We’re a culture newly and obsessively fixated on the environment, and it’s a good thing that magazines have noted their readers’ interest in related issues. What publishers and executive editors don’t say out loud (but are surely hoping) is that the green movement will actually translate into more dough. Clearly, the advertising incentive is there—all of the green issues are teeming with environmentally oriented promotions—but the competition for those ads is heating up, according to Corey Powell, the executive editor of Discover, which published a “Better Planet” special issue in May.
“A year or two ago I would have said definitely yes,” he replies when asked if such issues sell more ads than regular installments. “These days it’s a lot tougher, since so many magazines are doing green issues of various sorts. Advertisers have definitely become choosier, just as readers have become more cynical about these things. In principle, lots of advertisers (especially auto and energy companies) are eager to appear near green copy. In practice, advertisers no longer reflexively respond to environmental-themed editorial topics; overall, I’d say that our May issue was actually a fairly normal issue for ads.
“Perhaps the real question at this point is whether advertisers are now avoiding publications that are not embracing green issues. I suspect that is true, but given our long history of environmental coverage we obviously are not running that particular experiment.”
Of course, in today’s fractured, shoestring-budget media climate, magazines don’t launch new products or sell ads without dedicated readers. In a less-than-scientific comparison of green issues to regular issues, we found that these editions are attracting attention. Readers react to environmental articles, so publications produce more of them, causing readers to react again, and so on. As CJR’s Green Issues Guide pointed out, though some of the content is faddish “greenwashing,” the majority of it is high caliber. Unfortunately, it’s early in this game and still unclear whether green issues give publishers the financial incentive they need to keep churning them out.

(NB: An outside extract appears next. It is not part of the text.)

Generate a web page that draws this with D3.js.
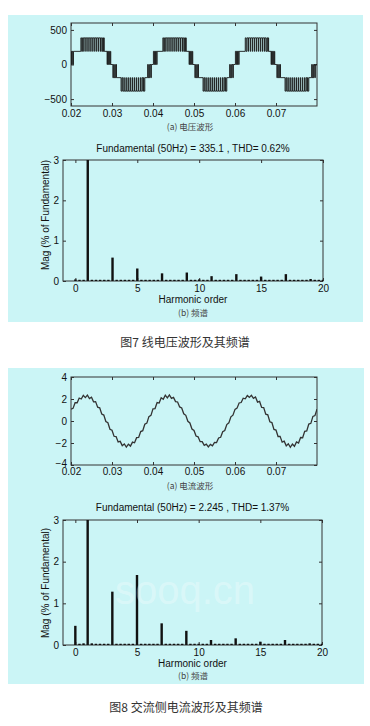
<!DOCTYPE html>
<html>
<head>
<meta charset="utf-8">
<script src="https://cdn.jsdelivr.net/npm/d3@7"></script>
<style>
  body { margin: 0; background: #fff; }
  svg { display: block; font-family: "Liberation Sans", Arial, sans-serif; }
</style>
</head>
<body>
<script>
(function(){

  //tick labels
  var timeTicks = [0.02, 0.03, 0.04, 0.05, 0.06, 0.07];
  var voltTicks = [-500, 0, 500];
  var currTicks = [-4, -2, 0, 2, 4];
  var orderTicks = [0, 5, 10, 15, 20];
  var magTicks = [0, 1, 2, 3];

  //line voltage, [time s, level V], drawn as steps
  var voltPts = [
    [0.0200,0],[0.0201,190],[0.0202,0],[0.0203,190],[0.0205,0],[0.0206,190],
    [0.0224,385],[0.0226,190],[0.0228,385],[0.0231,190],[0.0232,385],[0.0236,190],[0.0237,385],[0.0241,190],[0.0242,385],[0.0246,190],[0.0247,385],[0.0251,190],[0.0252,385],[0.0256,190],[0.0257,385],[0.0261,190],[0.0262,385],[0.0266,190],[0.0267,385],[0.0271,190],[0.0272,385],[0.0275,190],[0.0277,385],[0.0279,190],[0.0280,385],[0.0281,190],
    [0.0288,0],[0.0289,190],[0.0291,0],[0.0292,190],[0.0294,0],[0.0296,190],[0.0297,0],[0.0302,-190],[0.0304,0],[0.0305,-190],[0.0307,0],[0.0308,-190],[0.0310,0],[0.0311,-190],
    [0.0322,-385],[0.0324,-190],[0.0326,-385],[0.0329,-190],[0.0330,-385],[0.0334,-190],[0.0335,-385],[0.0339,-190],[0.0340,-385],[0.0344,-190],[0.0345,-385],[0.0349,-190],[0.0350,-385],[0.0354,-190],[0.0355,-385],[0.0359,-190],[0.0360,-385],[0.0364,-190],[0.0365,-385],[0.0369,-190],[0.0370,-385],[0.0373,-190],[0.0375,-385],[0.0377,-190],[0.0378,-385],[0.0380,-190],
    [0.0387,0],[0.0388,-190],[0.0390,0],[0.0391,-190],[0.0393,0],[0.0395,-190],[0.0396,0],[0.0401,190],[0.0403,0],[0.0404,190],[0.0406,0],[0.0407,190],[0.0409,0],[0.0410,190],
    [0.0424,385],[0.0426,190],[0.0428,385],[0.0431,190],[0.0432,385],[0.0436,190],[0.0437,385],[0.0441,190],[0.0442,385],[0.0446,190],[0.0447,385],[0.0451,190],[0.0452,385],[0.0456,190],[0.0457,385],[0.0461,190],[0.0462,385],[0.0466,190],[0.0467,385],[0.0471,190],[0.0472,385],[0.0475,190],[0.0477,385],[0.0479,190],[0.0480,385],[0.0481,190],
    [0.0488,0],[0.0489,190],[0.0491,0],[0.0492,190],[0.0494,0],[0.0496,190],[0.0497,0],[0.0502,-190],[0.0504,0],[0.0505,-190],[0.0507,0],[0.0508,-190],[0.0510,0],[0.0511,-190],
    [0.0522,-385],[0.0524,-190],[0.0526,-385],[0.0529,-190],[0.0530,-385],[0.0534,-190],[0.0535,-385],[0.0539,-190],[0.0540,-385],[0.0544,-190],[0.0545,-385],[0.0549,-190],[0.0550,-385],[0.0554,-190],[0.0555,-385],[0.0559,-190],[0.0560,-385],[0.0564,-190],[0.0565,-385],[0.0569,-190],[0.0570,-385],[0.0573,-190],[0.0575,-385],[0.0577,-190],[0.0578,-385],[0.0580,-190],
    [0.0587,0],[0.0588,-190],[0.0590,0],[0.0591,-190],[0.0593,0],[0.0595,-190],[0.0596,0],[0.0601,190],[0.0603,0],[0.0604,190],[0.0606,0],[0.0607,190],[0.0609,0],[0.0610,190],
    [0.0625,385],[0.0627,190],[0.0629,385],[0.0632,190],[0.0633,385],[0.0637,190],[0.0638,385],[0.0642,190],[0.0643,385],[0.0647,190],[0.0648,385],[0.0652,190],[0.0653,385],[0.0657,190],[0.0658,385],[0.0662,190],[0.0663,385],[0.0667,190],[0.0668,385],[0.0672,190],[0.0673,385],[0.0676,190],[0.0678,385],[0.0680,190],[0.0681,385],[0.0682,190],
    [0.0688,0],[0.0689,190],[0.0691,0],[0.0692,190],[0.0694,0],[0.0696,190],[0.0697,0],[0.0702,-190],[0.0704,0],[0.0705,-190],[0.0707,0],[0.0708,-190],[0.0710,0],[0.0711,-190],
    [0.0722,-385],[0.0724,-190],[0.0726,-385],[0.0729,-190],[0.0730,-385],[0.0734,-190],[0.0735,-385],[0.0739,-190],[0.0740,-385],[0.0744,-190],[0.0745,-385],[0.0749,-190],[0.0750,-385],[0.0754,-190],[0.0755,-385],[0.0759,-190],[0.0760,-385],[0.0764,-190],[0.0765,-385],[0.0769,-190],[0.0770,-385],[0.0773,-190],[0.0775,-385],[0.0777,-190],[0.0778,-385],[0.0780,-190],
    [0.0787,0],[0.0788,-190],[0.0790,0],[0.0791,-190],[0.0793,0],[0.0795,-190],[0.0796,0],[0.0800,0]
  ];

  //ac side current, one sample every 0.5 ms from 0.02 s
  var currStart = 0.02, currStep = 0.0005;
  var currVals = [
    1.08, 1.15, 1.66, 1.66, 2.09, 2.00, 2.33, 2.13, 2.35, 2.04, 2.16, 1.74, 1.76, 1.26, 1.20, 0.64, 0.54, -0.05, -0.16, -0.75,
    -0.84, -1.39, -1.42, -1.90, -1.85, -2.24, -2.09, -2.37, -2.11, -2.28, -1.92, -1.98, -1.52, -1.50, -0.96, -0.88, -0.30, -0.19, 0.40, 0.51,
    1.10, 1.13, 1.68, 1.63, 2.11, 1.98, 2.35, 2.10, 2.37, 2.06, 2.14, 1.76, 1.73, 1.28, 1.18, 0.66, 0.52, -0.03, -0.18, -0.73,
    -0.86, -1.37, -1.44, -1.88, -1.87, -2.22, -2.11, -2.35, -2.13, -2.26, -1.94, -1.96, -1.54, -1.48, -0.98, -0.86, -0.32, -0.17, 0.38, 0.53,
    1.06, 1.17, 1.64, 1.68, 2.07, 2.02, 2.31, 2.15, 2.33, 2.06, 2.18, 1.72, 1.78, 1.24, 1.22, 0.62, 0.56, -0.07, -0.14, -0.77,
    -0.82, -1.41, -1.40, -1.92, -1.83, -2.26, -2.07, -2.39, -2.09, -2.30, -1.90, -2.00, -1.50, -1.52, -0.94, -0.90, -0.28, -0.21, 0.42, 0.49,
    1.08
  ];

  //spectra, % of fundamental, one bin every 1/3 harmonic from 0 to 20
  var voltSpec = [
    0.04, 0.03, 0.03,  100, 0.03, 0.03,  0.03, 0.03, 0.03,  0.58, 0.03, 0.03,
    0.03, 0.03, 0.03,  0.31, 0.03, 0.03,  0.03, 0.03, 0.03,  0.19, 0.03, 0.03,
    0.03, 0.03, 0.03,  0.21, 0.03, 0.03,  0.04, 0.03, 0.03,  0.12, 0.03, 0.03,
    0.03, 0.03, 0.03,  0.17, 0.03, 0.03,  0.03, 0.03, 0.03,  0.11, 0.03, 0.03,
    0.03, 0.03, 0.03,  0.17, 0.03, 0.03,  0.03, 0.03, 0.03,  0.05, 0.03, 0.03,
    0.03
  ];
  var currSpec = [
    0.46, 0.03, 0.04,  100, 0.04, 0.03,  0.03, 0.03, 0.03,  1.28, 0.03, 0.03,
    0.03, 0.03, 0.03,  1.68, 0.03, 0.03,  0.03, 0.03, 0.03,  0.52, 0.03, 0.03,
    0.03, 0.03, 0.03,  0.34, 0.03, 0.03,  0.03, 0.03, 0.03,  0.12, 0.03, 0.03,
    0.03, 0.03, 0.03,  0.16, 0.03, 0.03,  0.03, 0.03, 0.03,  0.08, 0.03, 0.03,
    0.03, 0.03, 0.03,  0.12, 0.03, 0.03,  0.03, 0.03, 0.03,  0.04, 0.03, 0.03,
    0.03
  ];

  var width = 370, height = 726;
  var panelColor = "#cbf5f6";
  var inkColor = "#111";

  var svg = d3.select("body")
    .append("svg")
    .attr("width", width)
    .attr("height", height);

  //cyan panels behind each figure
  svg.append("rect").attr("x", 8).attr("y", 15).attr("width", 355).attr("height", 307).attr("fill", panelColor);
  svg.append("rect").attr("x", 8).attr("y", 368).attr("width", 356).attr("height", 316).attr("fill", panelColor);

  //figure 7
  var v = makeAxes({left: 71, right: 317, top: 23, bottom: 106, xDomain: [0.02, 0.08], yDomain: [-600, 600],
    xTicks: timeTicks, yTicks: voltTicks, xFmt: d3.format(".2f"), xPad: 4, id: "clipV"});
  drawSteps(v, voltPts);
  caption(190, 127, "(a) 电压波形");

  var s1 = makeAxes({left: 63, right: 323, top: 160, bottom: 281, xDomain: [-1, 20], yDomain: [0, 3],
    xTicks: orderTicks, yTicks: magTicks, xFmt: d3.format("d"), xPad: 4, id: "clipS1"});
  drawBars(s1, voltSpec);
  spectrumText(s1, 148, "Fundamental (50Hz) = 335.1 , THD= 0.62%", 299, 215);
  caption(193, 313, "(b) 频谱");

  svg.append("text").attr("x", 185).attr("y", 343).attr("dy", "0.35em")
    .attr("text-anchor", "middle").attr("font-family", "'Noto Sans CJK SC', sans-serif")
    .attr("font-size", 12).attr("fill", "#333")
    .text("图7 线电压波形及其频谱");

  //figure 8
  var c = makeAxes({left: 71, right: 317, top: 377, bottom: 465, xDomain: [0.02, 0.08], yDomain: [-4, 4],
    xTicks: timeTicks, yTicks: currTicks, xFmt: d3.format(".2f"), xPad: 3, id: "clipC"});
  c.g.selectAll(".axis text").filter(function(d){ return d === -4; }).attr("dy", "0.1em"); //keep clear of 0.02
  drawCurrent(c, currVals);
  caption(190, 486, "(a) 电流波形");

  var s2 = makeAxes({left: 63, right: 322, top: 520, bottom: 645, xDomain: [-1, 20], yDomain: [0, 3],
    xTicks: orderTicks, yTicks: magTicks, xFmt: d3.format("d"), xPad: 4, id: "clipS2"});

  //faint site watermark behind the bars
  svg.append("text").attr("x", 185).attr("y", 590).attr("dy", "0.35em")
    .attr("text-anchor", "middle").attr("font-family", "'Liberation Sans', Arial, sans-serif")
    .attr("font-size", 40).attr("fill", "#fff").attr("fill-opacity", 0.3)
    .text("sooq.cn");

  drawBars(s2, currSpec);
  spectrumText(s2, 507, "Fundamental (50Hz) = 2.245 , THD= 1.37%", 663, 583);
  caption(193, 676, "(b) 频谱");

  svg.append("text").attr("x", 186).attr("y", 708).attr("dy", "0.35em")
    .attr("text-anchor", "middle").attr("font-family", "'Noto Sans CJK SC', sans-serif")
    .attr("font-size", 12).attr("fill", "#333")
    .text("图8 交流侧电流波形及其频谱");

  //box with matlab style inward ticks on all four sides
  function makeAxes(o){
    var x = d3.scaleLinear().domain(o.xDomain).range([o.left, o.right]);
    var y = d3.scaleLinear().domain(o.yDomain).range([o.bottom, o.top]);
    var g = svg.append("g");

    g.append("clipPath").attr("id", o.id)
      .append("rect")
      .attr("x", o.left).attr("y", o.top)
      .attr("width", o.right - o.left).attr("height", o.bottom - o.top);

    var bottomAxis = d3.axisBottom(x).tickValues(o.xTicks).tickFormat(o.xFmt).tickSize(-3).tickPadding(o.xPad);
    var leftAxis = d3.axisLeft(y).tickValues(o.yTicks).tickFormat(d3.format("d")).tickSize(-3).tickPadding(4);

    g.append("g").attr("class", "axis").attr("transform", "translate(0," + o.bottom + ")").call(bottomAxis);
    g.append("g").attr("class", "axis").attr("transform", "translate(" + o.left + ",0)").call(leftAxis);
    g.append("g").attr("class", "axis nolabel").attr("transform", "translate(0," + o.top + ")")
      .call(d3.axisTop(x).tickValues(o.xTicks).tickSize(-3).tickFormat(""));
    g.append("g").attr("class", "axis nolabel").attr("transform", "translate(" + o.right + ",0)")
      .call(d3.axisRight(y).tickValues(o.yTicks).tickSize(-3).tickFormat(""));

    g.selectAll(".axis .domain").remove();
    g.selectAll(".axis line").attr("stroke", "#333");
    g.selectAll(".axis text").attr("font-size", 10).attr("fill", inkColor)
      .attr("font-family", "'Liberation Sans', Arial, sans-serif");

    g.append("rect") //plot frame
      .attr("x", o.left).attr("y", o.top)
      .attr("width", o.right - o.left).attr("height", o.bottom - o.top)
      .attr("fill", "none").attr("stroke", "#333").attr("stroke-width", 1);

    return {g: g, x: x, y: y, o: o};
  };

  function drawSteps(p, pts){
    var line = d3.line()
      .curve(d3.curveStepAfter)
      .x(function(d){ return p.x(d[0]); })
      .y(function(d){ return p.y(d[1]); });

    p.g.append("path")
      .datum(pts)
      .attr("clip-path", "url(#" + p.o.id + ")")
      .attr("d", line)
      .attr("fill", "none")
      .attr("stroke", "#1a1a1a")
      .attr("stroke-width", 0.9);
  };

  function drawCurrent(p, vals){
    var line = d3.line()
      .x(function(d, i){ return p.x(currStart + i * currStep); })
      .y(function(d){ return p.y(d); });

    p.g.append("path")
      .datum(vals)
      .attr("clip-path", "url(#" + p.o.id + ")")
      .attr("d", line)
      .attr("fill", "none")
      .attr("stroke", "#333")
      .attr("stroke-width", 1.3);
  };

  function drawBars(p, vals){
    var bw = 2.4; //bar width in px
    p.g.append("g")
      .attr("clip-path", "url(#" + p.o.id + ")")
      .selectAll("rect")
      .data(vals)
      .enter()
      .append("rect")
      .attr("x", function(d, i){ return p.x(i / 3) - bw / 2; })
      .attr("y", function(d){ return p.y(Math.min(d, 4)); })
      .attr("width", bw)
      .attr("height", function(d){ return p.y(0) - p.y(Math.min(d, 4)); })
      .attr("fill", "#111");
  };

  function spectrumText(p, titleY, title, xLabelY, yLabelY){
    var cx = (p.o.left + p.o.right) / 2;
    svg.append("text").attr("x", cx).attr("y", titleY).attr("dy", "0.35em")
      .attr("text-anchor", "middle").attr("font-size", 10).attr("fill", inkColor)
      .text(title);
    svg.append("text").attr("x", cx).attr("y", xLabelY).attr("dy", "0.35em")
      .attr("text-anchor", "middle").attr("font-size", 10).attr("fill", inkColor)
      .text("Harmonic order");
    svg.append("text")
      .attr("transform", "translate(45," + yLabelY + ") rotate(-90)")
      .attr("dy", "0.35em")
      .attr("text-anchor", "middle").attr("font-size", 10).attr("fill", inkColor)
      .text("Mag (% of Fundamental)");
  };

  function caption(x, y, label){
    svg.append("text").attr("x", x).attr("y", y).attr("dy", "0.35em")
      .attr("text-anchor", "middle").attr("font-family", "'Noto Sans CJK SC', sans-serif")
      .attr("font-size", 8.5).attr("fill", "#444")
      .text(label);
  };
})();
</script>
</body>
</html>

“The best we can tell, they sell pretty well,” says Jay Harris, publisher of Mother Jones. “The May/June issue, which… is about energy-related issues and is fluorescent green and rather loud, it’s a little too early to tell how it’s doing, although I think the exposure has been good.” For Mother Jones, this good exposure will likely translate into more green content. And that’s just fine with Harris, as long as the information in the articles spurs action.
“I actually think the public is kind of leading this. They’re ahead of politicians on a lot of things green,” he says. “If it’s not just a kind of consumer fad but actually something that forces a much more profound change in how we can consume, that can be hugely important. If it’s just a kind of flash in the pan, that this year’s color is green, it doesn’t mean anything.”

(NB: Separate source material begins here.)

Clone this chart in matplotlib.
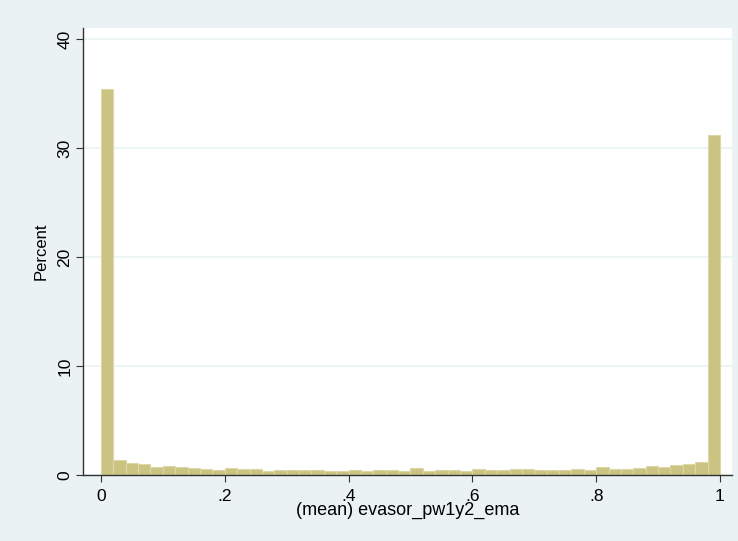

Franklin Foer, editor of The New Republic, takes a slightly less policy-driven approach to the subject. He says TNR put out an environmental issue, which ran this year at the end of April, to meet reader demand. “We’ve done online surveys and asked our readers what they wanted to see more of,” he says. “Writing on the environment scores on top of the list.” To Foer, that’s a good enough reason to keep doing what he’s doing. “We do a lot of environmental coverage…and I’m sure we’ll only increase that as the political world begins to wake up.”
Not all publications gloss over the numbers. This year, newsstand sales for Outside‘s March 2008 green issue were 4 percent higher than other 2008 issues, according to the magazine’s circulation manager, Paul Rolnick. That doesn’t signify much more than normal newsstand highs and lows, however. “We have an average sale for, in this case, all the issues in 2008…There’s a fair amount of volatility, which evens out that average,” Rolnick says. “The realization is that [the green issue] is probably going to be among the best-selling three or four issues of the year. There are peaks and valleys and this is a peak.”
What’s more interesting is comparing the 2007 and 2008 green issues of Outside. This year’s edition sold thirty percent more newsstand copies than last year’s. Rolnick attributes that jump to the increasing demand for environmental content. “To me, it makes so much sense with our audience. I’m not surprised the issue sold well,” he says. “It’s not just a matter of covering this topic in one issue. This is what editorial has been about all along, not just living well, but living well with the environment.”
Discover‘s Powell says his publication’s philosophy about “green” content falls somewhere between those of The New Republic, Mother Jones and Outside. Discover covers green issues in order to remain a relevant and competitive science magazine. Powell says readers look for such content because environmental concerns currently drive so much policy. But rather than look at what was successful on the newsstand, Discover’s editors looked at what didn’t work.
“Almost anything that you say about magazine cover sales is fifty percent science, fifty percent voodoo. Anyone who tells you that they’ve got really good data and a really good formula, I would take that with a grain of salt,” Powell says. “What I can tell you is that the data are actually much stronger on what doesn’t sell than what does.” According to him, the poorest performing environment-related covers are those that have focused solely on the problems rather than offering answers.
Going forward, Discover will stick to the solutions-oriented approach. And though this year’s Better Planet special issue is the first the publication has dedicated solely to green content, it’s just more in the long line of overall coverage of this type, according to Powell. “These are issues that we’ve been on for a very long time,” he says. “This is not just a bandwagon that we’re jumping on.”
That we’ve-been-doing-this-for-awhile attitude seems to be common among many of the publications that have launched a green issue. Harris, of Mother Jones, specifically cited a 2007 cover story about species extinction and a January 2008 article about China and the environment. “Whether it’s specific to Mother Jones or more generally reflective of public interest, it’s done pretty well for us,” he says, about his magazine’s environmental coverage. “Every issue of ours is a green issue, really.”
So what’s the bottom line? When it comes to green issues, editors don’t seem to mind the lack of hard numbers. “The results are really ambiguous,” Powell says. “[The Better Planet special issue] performed pretty much like a regular issue of Discover. It’s hard to know what to make of it.”
Even so, Powell and his counterparts say they plan to put out issues of this type next year—as long as readers keep reacting. “It’s cool that [consumers’] interest in green has led to the proliferation of green issues in publishing,” Harris says. “So that’s the opening. What do we make of it?”